Description
Hello,
I'm working on setting up a health check within our system, and have noticed that our Postgres implementation doesn't seem to handle connection timeouts, dropped network, or a db failover event very gracefully (at least in the way it works when using a multi-az deployment in Amazon RDS). The issue is very similar to one that was fixed in the mysql package a while back -- mysqljs/mysql#821.
We effectively have a class that looks similar to this:
const Promise = require('bluebird');
const pg = require('pg');
class PostgresSQLInterface extends Service {
constructor(dbConnectionOptions, logger) {
const defaults = {
host: 'localhost',
port: '5432',
user: '',
password: null,
max: 10, // Poolsize
min: 10,
keepAlive: true,
idleTimeoutMillis: 10000
};
this.state = {
config: _.merge({}, defaults, dbConnectionOptions)
};
this.createDatabasePool();
}
createDatabasePool() {
this.state.pool = new pg.Pool(this.state.config);
this.state.pool.on('connect', () => {
this.state.healthy = true;
console.log('HEALTHY');
});
this.state.pool.on('error', () => {
this.state.healthy = false;
console.log('UNHEALTHY');
});
}
*getDatabaseConnection() {
try {
const connection = yield this.state.pool.connect();
return connection;
}
catch (error) {
throw new Errors.DatabaseError("Could not connect to Postgres", {
originalError: error
});
}
}
};
In a normal environment, when our application connects, I see it spit out "HEALTHY" x the number of connections it made, as expected. However, there are a few issues:
1.) If the connection is severed (I turn off my wireless, kill my VPN, or trigger a reboot on the RDS instance), no error events are raised even though the documentation for pg-pool states an error is "Emitted whenever an idle client in the pool encounters an error. This is common when your PostgreSQL server shuts down, reboots, or a network partition otherwise causes it to become unavailable while your pool has connected clients." My expectation would be to see a string of "UNHEALTHY" statements.
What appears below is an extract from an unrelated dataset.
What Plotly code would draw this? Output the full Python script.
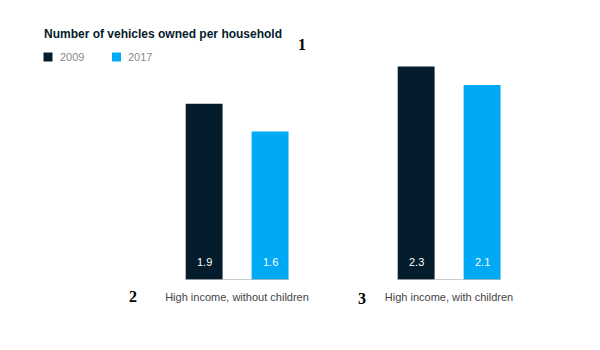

2.) Similarly, if I initiate a failover in RDS, no error events are raised but I am unable to run queries. This may be due to how AWS handles the DNS entries around multi-az deployments, but I cannot test this while issue #1 remains unresolved.
3.) Calling getDatabaseConnection when no replies are received from postgres (sudo iptables -A INPUT -p tcp --source-port 5432 -j DROP, sudo iptables -F afterwards to restore) hangs on grabbing a connection, as there is no timeout setting.
Am I missing a setting in my configuration, or is this a situation that just hasn't come up yet for someone else? If it's the latter, I'd be more than happy to create a fix for the issue, but want to make sure I'm not overlooking something first.
Node version: 6.2.x
PG version: 6.0.2
Postgres version: 9.5.x
Thanks!